● **Exercise brief**:
Quote the data exactly, first line to the line containing "import seaborn as sns", with no pictures.
— START OF Raw data —
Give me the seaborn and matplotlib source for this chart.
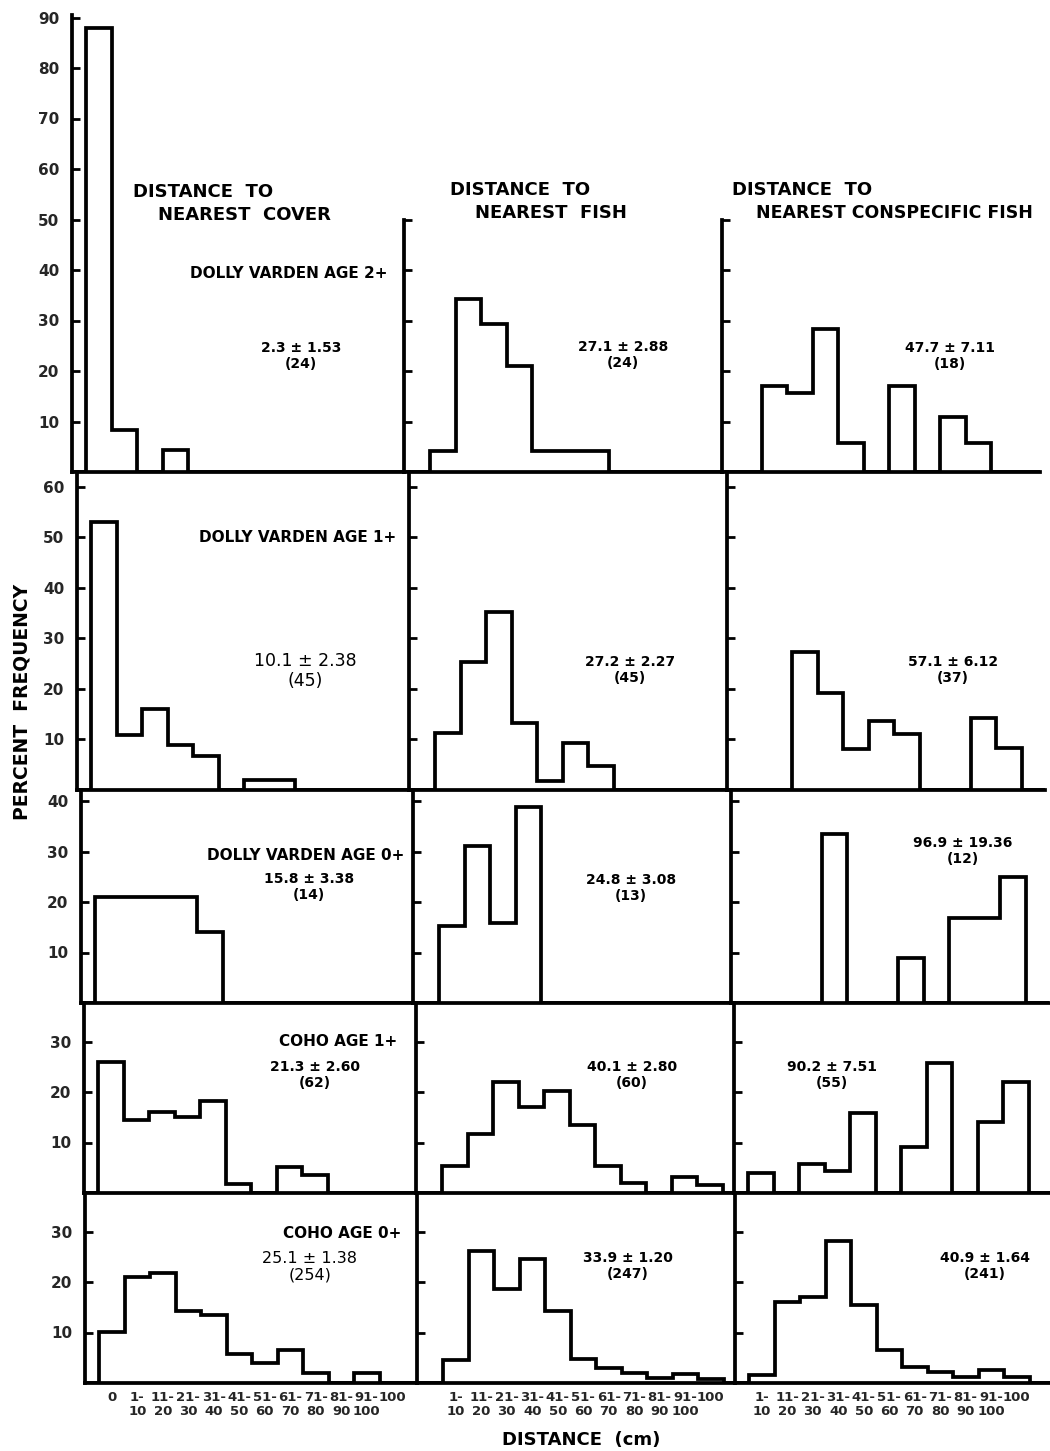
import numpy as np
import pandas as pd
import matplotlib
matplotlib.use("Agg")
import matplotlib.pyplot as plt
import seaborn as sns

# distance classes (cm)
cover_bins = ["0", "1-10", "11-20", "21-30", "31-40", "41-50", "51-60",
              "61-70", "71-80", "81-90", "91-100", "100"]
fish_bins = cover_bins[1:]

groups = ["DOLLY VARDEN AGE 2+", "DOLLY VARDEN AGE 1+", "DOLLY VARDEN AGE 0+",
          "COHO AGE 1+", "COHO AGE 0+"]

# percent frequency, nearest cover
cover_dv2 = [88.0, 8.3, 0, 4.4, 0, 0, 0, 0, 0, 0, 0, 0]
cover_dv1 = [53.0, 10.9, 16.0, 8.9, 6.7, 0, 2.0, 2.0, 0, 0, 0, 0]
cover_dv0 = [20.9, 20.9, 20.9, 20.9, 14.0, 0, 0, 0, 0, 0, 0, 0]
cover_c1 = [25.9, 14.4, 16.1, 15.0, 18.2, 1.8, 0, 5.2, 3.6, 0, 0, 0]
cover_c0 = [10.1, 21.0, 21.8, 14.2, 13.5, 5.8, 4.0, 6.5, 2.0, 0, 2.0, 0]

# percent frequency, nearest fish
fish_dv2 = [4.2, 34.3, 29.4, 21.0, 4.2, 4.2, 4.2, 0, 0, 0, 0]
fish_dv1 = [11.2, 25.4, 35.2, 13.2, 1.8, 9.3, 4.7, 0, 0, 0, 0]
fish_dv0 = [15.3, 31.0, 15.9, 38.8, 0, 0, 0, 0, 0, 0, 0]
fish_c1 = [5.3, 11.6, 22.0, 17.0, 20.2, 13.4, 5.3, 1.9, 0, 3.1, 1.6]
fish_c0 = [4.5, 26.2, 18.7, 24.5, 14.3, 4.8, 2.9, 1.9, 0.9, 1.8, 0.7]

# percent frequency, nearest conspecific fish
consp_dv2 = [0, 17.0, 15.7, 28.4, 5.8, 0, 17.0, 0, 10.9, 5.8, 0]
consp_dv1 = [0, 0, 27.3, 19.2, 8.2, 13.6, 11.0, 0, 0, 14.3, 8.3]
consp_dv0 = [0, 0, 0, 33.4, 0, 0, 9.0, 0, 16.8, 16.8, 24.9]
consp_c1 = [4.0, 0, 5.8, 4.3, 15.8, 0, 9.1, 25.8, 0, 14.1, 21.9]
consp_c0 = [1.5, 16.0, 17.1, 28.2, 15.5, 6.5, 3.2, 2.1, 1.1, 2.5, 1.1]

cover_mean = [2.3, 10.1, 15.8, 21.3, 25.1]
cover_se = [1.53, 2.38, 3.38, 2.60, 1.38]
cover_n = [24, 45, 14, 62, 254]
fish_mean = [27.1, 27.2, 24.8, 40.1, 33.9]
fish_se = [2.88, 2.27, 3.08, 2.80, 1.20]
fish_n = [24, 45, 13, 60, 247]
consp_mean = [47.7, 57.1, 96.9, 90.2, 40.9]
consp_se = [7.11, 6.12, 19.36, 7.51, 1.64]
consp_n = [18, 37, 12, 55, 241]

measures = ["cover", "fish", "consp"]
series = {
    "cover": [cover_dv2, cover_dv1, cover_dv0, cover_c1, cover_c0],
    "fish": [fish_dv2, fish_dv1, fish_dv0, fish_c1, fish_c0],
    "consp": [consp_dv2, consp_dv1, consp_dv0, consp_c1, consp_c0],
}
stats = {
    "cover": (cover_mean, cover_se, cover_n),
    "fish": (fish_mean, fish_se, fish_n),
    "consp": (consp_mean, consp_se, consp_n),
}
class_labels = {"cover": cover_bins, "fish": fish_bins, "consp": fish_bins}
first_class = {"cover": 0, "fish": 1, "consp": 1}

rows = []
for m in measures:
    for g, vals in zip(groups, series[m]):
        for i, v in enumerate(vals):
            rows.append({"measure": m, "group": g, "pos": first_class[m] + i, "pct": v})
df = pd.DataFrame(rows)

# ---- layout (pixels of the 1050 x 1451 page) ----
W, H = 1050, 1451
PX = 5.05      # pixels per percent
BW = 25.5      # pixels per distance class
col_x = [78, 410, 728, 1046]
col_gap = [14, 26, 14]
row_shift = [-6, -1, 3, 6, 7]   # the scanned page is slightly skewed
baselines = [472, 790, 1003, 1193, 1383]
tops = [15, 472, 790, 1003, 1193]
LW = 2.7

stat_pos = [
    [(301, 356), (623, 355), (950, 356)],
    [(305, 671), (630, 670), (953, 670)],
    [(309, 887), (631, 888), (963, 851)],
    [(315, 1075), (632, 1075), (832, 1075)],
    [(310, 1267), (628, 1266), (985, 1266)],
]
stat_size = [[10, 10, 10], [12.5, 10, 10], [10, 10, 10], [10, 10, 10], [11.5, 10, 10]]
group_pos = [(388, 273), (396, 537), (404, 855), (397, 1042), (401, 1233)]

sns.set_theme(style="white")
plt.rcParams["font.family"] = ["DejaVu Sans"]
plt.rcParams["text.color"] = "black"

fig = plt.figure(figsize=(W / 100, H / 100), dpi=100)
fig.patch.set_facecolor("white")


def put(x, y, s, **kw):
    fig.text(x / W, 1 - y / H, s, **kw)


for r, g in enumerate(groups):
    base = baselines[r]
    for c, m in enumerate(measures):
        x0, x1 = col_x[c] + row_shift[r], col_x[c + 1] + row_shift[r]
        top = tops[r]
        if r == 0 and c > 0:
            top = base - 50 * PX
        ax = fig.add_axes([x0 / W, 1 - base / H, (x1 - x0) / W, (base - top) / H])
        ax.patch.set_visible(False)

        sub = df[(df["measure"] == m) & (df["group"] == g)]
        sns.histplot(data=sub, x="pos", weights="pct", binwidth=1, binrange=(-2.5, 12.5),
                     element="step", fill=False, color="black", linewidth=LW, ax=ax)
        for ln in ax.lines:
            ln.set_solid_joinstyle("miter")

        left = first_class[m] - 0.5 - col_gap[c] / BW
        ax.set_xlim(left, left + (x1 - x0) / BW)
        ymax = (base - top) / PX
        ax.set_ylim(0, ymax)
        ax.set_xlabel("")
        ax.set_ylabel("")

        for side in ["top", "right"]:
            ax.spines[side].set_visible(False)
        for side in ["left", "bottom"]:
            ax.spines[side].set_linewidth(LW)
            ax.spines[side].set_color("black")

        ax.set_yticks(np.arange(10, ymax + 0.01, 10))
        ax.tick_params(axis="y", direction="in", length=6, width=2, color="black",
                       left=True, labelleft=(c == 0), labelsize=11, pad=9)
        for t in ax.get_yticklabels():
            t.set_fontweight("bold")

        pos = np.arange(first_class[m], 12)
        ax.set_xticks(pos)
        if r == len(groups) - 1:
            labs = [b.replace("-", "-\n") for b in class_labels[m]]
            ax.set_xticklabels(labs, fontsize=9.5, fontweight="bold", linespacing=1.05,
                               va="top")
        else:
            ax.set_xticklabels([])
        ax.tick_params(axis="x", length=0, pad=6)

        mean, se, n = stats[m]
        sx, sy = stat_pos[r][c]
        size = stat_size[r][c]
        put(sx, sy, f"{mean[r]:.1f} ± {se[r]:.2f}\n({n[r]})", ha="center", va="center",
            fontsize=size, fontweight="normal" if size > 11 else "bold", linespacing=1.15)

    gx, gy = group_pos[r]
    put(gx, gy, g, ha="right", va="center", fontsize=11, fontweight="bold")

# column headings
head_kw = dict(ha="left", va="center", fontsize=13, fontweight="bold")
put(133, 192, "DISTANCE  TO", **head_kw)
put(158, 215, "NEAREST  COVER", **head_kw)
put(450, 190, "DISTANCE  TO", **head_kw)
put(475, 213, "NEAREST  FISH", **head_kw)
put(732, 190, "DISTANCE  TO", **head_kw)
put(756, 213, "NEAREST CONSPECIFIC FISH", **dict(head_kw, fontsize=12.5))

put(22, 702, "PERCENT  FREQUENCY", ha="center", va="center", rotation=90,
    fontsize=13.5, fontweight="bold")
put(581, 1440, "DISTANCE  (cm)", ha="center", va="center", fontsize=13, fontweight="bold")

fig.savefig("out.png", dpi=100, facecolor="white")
— END OF Raw data —
● **Solution to this exercise**:
Give me the seaborn and matplotlib source for this chart.
import numpy as np
import pandas as pd
import matplotlib
matplotlib.use("Agg")
import matplotlib.pyplot as plt
import seaborn as sns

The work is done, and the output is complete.